I get to meet some amazing people and I must say that Clive is one of my favorites!
My friend Clive is from Northern Ireland and has been living and ministering with his family as the Chaplain at an Anglican church in Switzerland for over a decade. All Saints Church has been an incredible support to what we do throughout the European region. The last time we were with our friends at All Saints, Clive had written the following article and I asked if I could post it. It’s great advice for Expats, TCKs, and most humans.
Please read in your best Northern Irish accent…
“Toto, I’ve a feeling we’re not in Kansas anymore”
But seek the welfare of the city where I have sent you into exile, and pray to the Lord on its behalf, for in its welfare you will find your welfare.
I’ve just returned home from a Conference in England. The Conference Centre itself MUST have been the best Christian Conference Centre I’ve ever had the pleasure of experiencing. Let’s just say, I’ve put on weight.
My room had an ensuite bathroom, a bed that was actually very comfortable, pillows that rivalled my own and enough cupboard space to swing a cat in.
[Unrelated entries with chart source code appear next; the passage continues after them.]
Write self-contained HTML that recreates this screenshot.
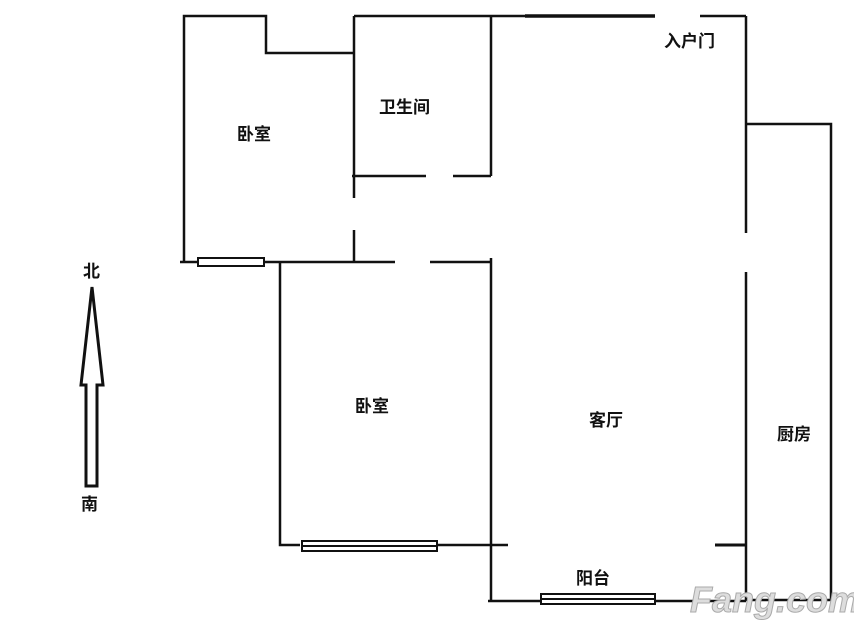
<!DOCTYPE html>
<html><head><meta charset="utf-8"><style>
body{margin:0;background:#fff;}
svg text{font-family:"Liberation Sans","Noto Sans CJK SC",sans-serif;font-size:17px;font-weight:bold;fill:#111;}
</style></head><body>
<svg width="854" height="631" viewBox="0 0 854 631" xmlns="http://www.w3.org/2000/svg">
<rect width="854" height="631" fill="#fff"/>
<g stroke="#111" stroke-width="2.5" fill="none">
<polyline points="184,262 184,16 266,16 266,53 354,53"/>
<line x1="354" y1="16" x2="655" y2="16"/>
<line x1="525" y1="16" x2="655" y2="16" stroke-width="3.5"/>
<line x1="700" y1="16" x2="746" y2="16"/>
<line x1="746" y1="16" x2="746" y2="233"/>
<line x1="746" y1="272" x2="746" y2="600"/>
<polyline points="746,124 831,124 831,600 746,600"/>
<line x1="354" y1="16" x2="354" y2="198"/>
<line x1="354" y1="230" x2="354" y2="262"/>
<line x1="352" y1="176" x2="426" y2="176"/>
<line x1="453" y1="176" x2="491" y2="176"/>
<line x1="491" y1="16" x2="491" y2="176"/>
<line x1="180" y1="262" x2="395" y2="262"/>
<line x1="430" y1="262" x2="491" y2="262"/>
<line x1="491" y1="258" x2="491" y2="602"/>
<polyline points="280,262 280,545 300,545"/>
<line x1="437" y1="545" x2="508" y2="545"/>
<line x1="715" y1="545" x2="746" y2="545" stroke-width="3"/>
<line x1="488" y1="601" x2="541" y2="601"/>
<line x1="655" y1="601" x2="746" y2="601"/>
</g>
<g stroke="#111" stroke-width="2" fill="#fff">
<rect x="198" y="258" width="66" height="8"/>
<rect x="302" y="541" width="135" height="10"/>
<line x1="302" y1="546" x2="437" y2="546"/>
<rect x="541" y="594" width="114" height="10"/>
<line x1="541" y1="599" x2="655" y2="599"/>
<polygon points="92,287 103,385 97,385 97,486 86,486 86,385 81,385" stroke-width="3"/>
</g>
<text x="237" y="140">卧室</text>
<text x="379" y="113">卫生间</text>
<text x="664" y="47">入户门</text>
<text x="355" y="412">卧室</text>
<text x="589" y="426">客厅</text>
<text x="777" y="440">厨房</text>
<text x="576" y="584">阳台</text>
<text x="83" y="277">北</text>
<text x="81" y="510">南</text>
<text x="690" y="612" style="font-size:36px;fill:#ddd;font-style:italic;" stroke="#aaa" stroke-width="1">Fang.com</text>
</svg>
</body></html>
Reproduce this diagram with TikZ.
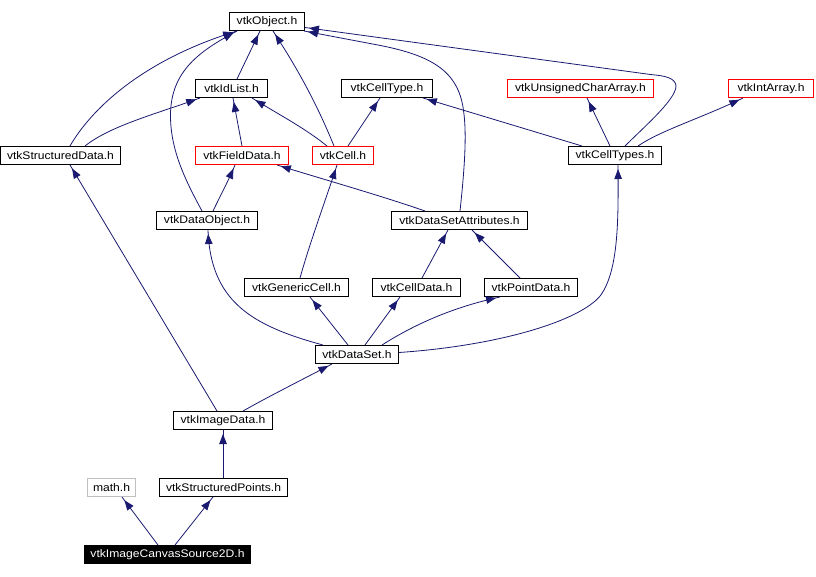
\documentclass[tikz,border=0pt]{standalone}
\usepackage{fontspec}
\newfontfamily\lbl[FakeStretch=1.1]{Liberation Sans}
\usetikzlibrary{arrows.meta,decorations.markings}
\definecolor{edgecol}{HTML}{191970}
\definecolor{graycol}{HTML}{BFBFBF}
\definecolor{redcol}{HTML}{FF0000}
\tikzset{
  box/.style={draw=black, line width=1pt, minimum height=18pt, inner sep=0pt, anchor=center, font=\lbl\fontsize{11}{12}\selectfont},
  redbox/.style={box, draw=redcol},
  graybox/.style={box, draw=graycol},
  rootbox/.style={box, fill=black, text=white},
  edge/.style={draw=edgecol, line width=0.8pt,
    postaction={decorate, decoration={markings,
      mark=at position -4pt with {\arrow[edgecol]{Triangle[length=10pt,width=7.5pt]}}}}}
}
\begin{document}
\begin{tikzpicture}[x=1pt,y=1pt]
\useasboundingbox (0,0) rectangle (816,-576);
\begin{scope}[shift={(0.5,-0.5)}]
% nodes
\node[box, minimum width=75pt] (obj) at (266.5,-21) {vtkObject.h};
\node[box, minimum width=72pt] (idl) at (231,-88) {vtkIdList.h};
\node[box, minimum width=91pt] (ctype) at (386.5,-88) {vtkCellType.h};
\node[redbox, minimum width=146pt] (uca) at (580,-88) {vtkUnsignedCharArray.h};
\node[redbox, minimum width=85pt] (ia) at (770.5,-88) {vtkIntArray.h};
\node[box, minimum width=120pt] (sd) at (60,-155) {vtkStructuredData.h};
\node[redbox, minimum width=93pt] (fd) at (241.5,-155) {vtkFieldData.h};
\node[redbox, minimum width=61pt] (cell) at (342.5,-155) {vtkCell.h};
\node[box, minimum width=93pt] (cts) at (614.5,-155) {vtkCellTypes.h};
\node[box, minimum width=101pt] (dobj) at (206.5,-220) {vtkDataObject.h};
\node[box, minimum width=136pt] (dsa) at (459,-220) {vtkDataSetAttributes.h};
\node[box, minimum width=104pt] (gc) at (296,-287) {vtkGenericCell.h};
\node[box, minimum width=88pt] (cd) at (416,-287) {vtkCellData.h};
\node[box, minimum width=93pt] (pd) at (530.5,-287) {vtkPointData.h};
\node[box, minimum width=83pt] (ds) at (356.5,-354) {vtkDataSet.h};
\node[box, minimum width=99pt] (img) at (222.5,-420) {vtkImageData.h};
\node[graybox, minimum width=48pt] (math) at (111,-487) {math.h};
\node[box, minimum width=128pt] (sp) at (223,-487) {vtkStructuredPoints.h};
\node[rootbox, minimum width=166pt] (ics) at (167,-554) {vtkImageCanvasSource2D.h};
% edges to vtkObject
\draw[edge] ([xshift=70pt]sd.north west) .. controls (90,-110) and (140,-60) .. ([xshift=8pt]obj.south west);
\draw[edge] ([xshift=46pt]dobj.north west) .. controls (185,-180) and (170,-150) .. (170,-115) .. controls (170,-70) and (200,-50) .. ([xshift=8pt]obj.south west);
\draw[edge] ([xshift=42pt]idl.north west) -- ([xshift=31pt]obj.south west);
\draw[edge] ([xshift=22pt]cell.north west) .. controls (315,-100) and (295,-65) .. ([xshift=44pt]obj.south west);
\draw[edge] ([xshift=69pt]dsa.north west) .. controls (465,-160) and (466,-130) .. (463,-110) .. controls (458,-70) and (430,-55) .. (380,-45) -- ([xshift=-1pt]obj.south east);
\draw[edge] ([xshift=57pt]cts.north west) .. controls (645,-125) and (680,-95) .. (675,-83) .. controls (672,-76) and (660,-75) .. (650,-74) -- ([yshift=-6pt]obj.east);
% edges to vtkIdList
\draw[edge] ([xshift=85pt]sd.north west) .. controls (110,-125) and (160,-112) .. ([xshift=5pt]idl.south west);
\draw[edge] ([xshift=47pt]fd.north west) -- ([xshift=38pt]idl.south west);
\draw[edge] ([xshift=15pt]cell.north west) .. controls (305,-128) and (280,-115) .. ([xshift=57pt]idl.south west);
% edges to vtkCellType, arrays
\draw[edge] ([xshift=36pt]cell.north west) -- ([xshift=39pt]ctype.south west);
\draw[edge] ([xshift=14pt]cts.north west) -- ([xshift=82pt]ctype.south west);
\draw[edge] ([xshift=42pt]cts.north west) -- ([xshift=80pt]uca.south west);
\draw[edge] ([xshift=70pt]cts.north west) .. controls (660,-130) and (700,-118) .. ([xshift=15pt]ia.south west);
% edges to vtkFieldData, vtkCell
\draw[edge] ([xshift=57pt]dobj.north west) .. controls (220,-195) and (228,-180) .. ([xshift=40pt]fd.south west);
\draw[edge] ([xshift=34pt]dsa.north west) .. controls (380,-195) and (320,-178) .. ([xshift=82pt]fd.south west);
\draw[edge] ([xshift=56pt]gc.north west) .. controls (310,-240) and (325,-200) .. ([xshift=25pt]cell.south west);
% edges to vtkDataSetAttributes
\draw[edge] ([xshift=50pt]cd.north west) -- ([xshift=57pt]dsa.south west);
\draw[edge] ([xshift=36pt]pd.north west) -- ([xshift=81pt]dsa.south west);
% edges from vtkDataSet
\draw[edge] ([xshift=8pt]ds.north west) .. controls (250,-325) and (210,-300) .. ([xshift=52pt]dobj.south west);
\draw[edge] ([xshift=33pt]ds.north west) -- ([xshift=66pt]gc.south west);
\draw[edge] ([xshift=50pt]ds.north west) -- ([xshift=28pt]cd.south west);
\draw[edge] ([xshift=67pt]ds.north west) .. controls (420,-320) and (460,-305) .. ([xshift=16pt]pd.south west);
\draw[edge] ([yshift=2pt]ds.east) .. controls (500,-345) and (580,-320) .. (600,-295) .. controls (618,-270) and (618,-220) .. ([xshift=50pt]cts.south west);
% lower part
\draw[edge] ([xshift=44pt]img.north west) -- ([xshift=70pt]sd.south west);
\draw[edge] ([xshift=70pt]img.north west) .. controls (270,-395) and (300,-380) .. ([xshift=17pt]ds.south west);
\draw[edge] ([xshift=64pt]sp.north west) -- ([xshift=50pt]img.south west);
\draw[edge] ([xshift=74pt]ics.north west) -- ([xshift=35pt]math.south west);
\draw[edge] ([xshift=91pt]ics.north west) -- ([xshift=54pt]sp.south west);
\end{scope}
\end{tikzpicture}
\end{document}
However, for the four days I stayed there, I never unpacked my suitcase. Shirts, trousers, socks, and jumpers all remained packed.
I’m sure you’ve lived out of a suitcase at one time or another. We do so when we’re on holiday or on a business trip. And we do so because we’re only there for a short time. An unpacked suitcase says “I’m only passing through.”
You may not believe this but a significant portion of the Old Testament is given over to addressing the needs of Ex-pats. The enforced exile of God’s Old Testament people from Jerusalem to Babylon led to prophets such as Isaiah, Jeremiah, and Ezekiel. It produced great men and women of faith such as Esther, Daniel and Nehemiah – all expats living away from home.
On one occasion, a particular expat community wrote to the Prophet Jeremiah (who was still living in Jerusalem) asking for advice on how to live cut off from the familiarity and security of home. Speaking through Jeremiah God spoke into this Expat experience and said “Seek the welfare of the city where I have sent you into exile, and pray to the Lord on its behalf, for in its welfare you will find your welfare.”
These enforced exiles were to unpack their suitcases and put down roots. They were to stop living life longing for home and instead seek to bless the community in which God had now placed them.
Every Expat living in Switzerland faces the challenge of unpacking their suitcase and resisting the strong temptation to live life longing for home – even if that is three years away. Unpacking is an act of trust that God has placed you here. It is an act of surrender – a stepping out of the boat onto the water – that says “because You have placed me here, I now lay down the place I once called home, to build a home here”. It’s an act of mission that says, “I will now seek to be a channel of your blessing to the strangers among whom I now live”.
One way of easing the transition from Jerusalem to Babylon – or in my case Belfast to Blonay – is intentionally putting down roots. This can be done through a number of simple actions. Here are a few …
Invest in relationships – be a friend and welcome the friendship of others. Friendship formed while abroad can at times be the most meaningful and long lasting.
Invest in your Church – whether that is All Saints or somewhere else, be a blessing to your local Christian community. Rather than trying to replicate the Church you’ve just come from, seek to be a building block for what God is uniquely building here.
Be careful how you use your holidays and where you spend them. Going home for long periods of time, especially during the summer can be deeply unsettling both for you and for your family. How can you use your holidays to make your roots more secure?
Manage the expectations of family. Sometimes the demands of family “back home” can make you unsettled. Their expectations of you need to be carefully and lovingly addressed. They too need to know that God has placed you somewhere different – even if it is for a little while.
And finally, use the word “home” carefully. Where is home? Is home the place where you grew up? Is home “where the heart is”? Or is home where God has placed you? Where would God have you call “home” for the moment?
Jeremiah 29v7 offers a vision of God’s people living abroad, living to be a blessing where they are planted. Do you share this vision or are you counting down the days? Is your suitcase unpacked or are you living out of it? As you enjoy this summer period and as you look to the autumn, what one thing can you put in place that will help you live out Jeremiah 29v7? Is there a person to reach out to in friendship? Is there a way to serve the Church community? Is there a way in which I can be a blessing to the nation of Switzerland?
And remember a step of faith – no matter how tentative – is always a step towards God.
Thanks Clive for the way you lead and love those around you!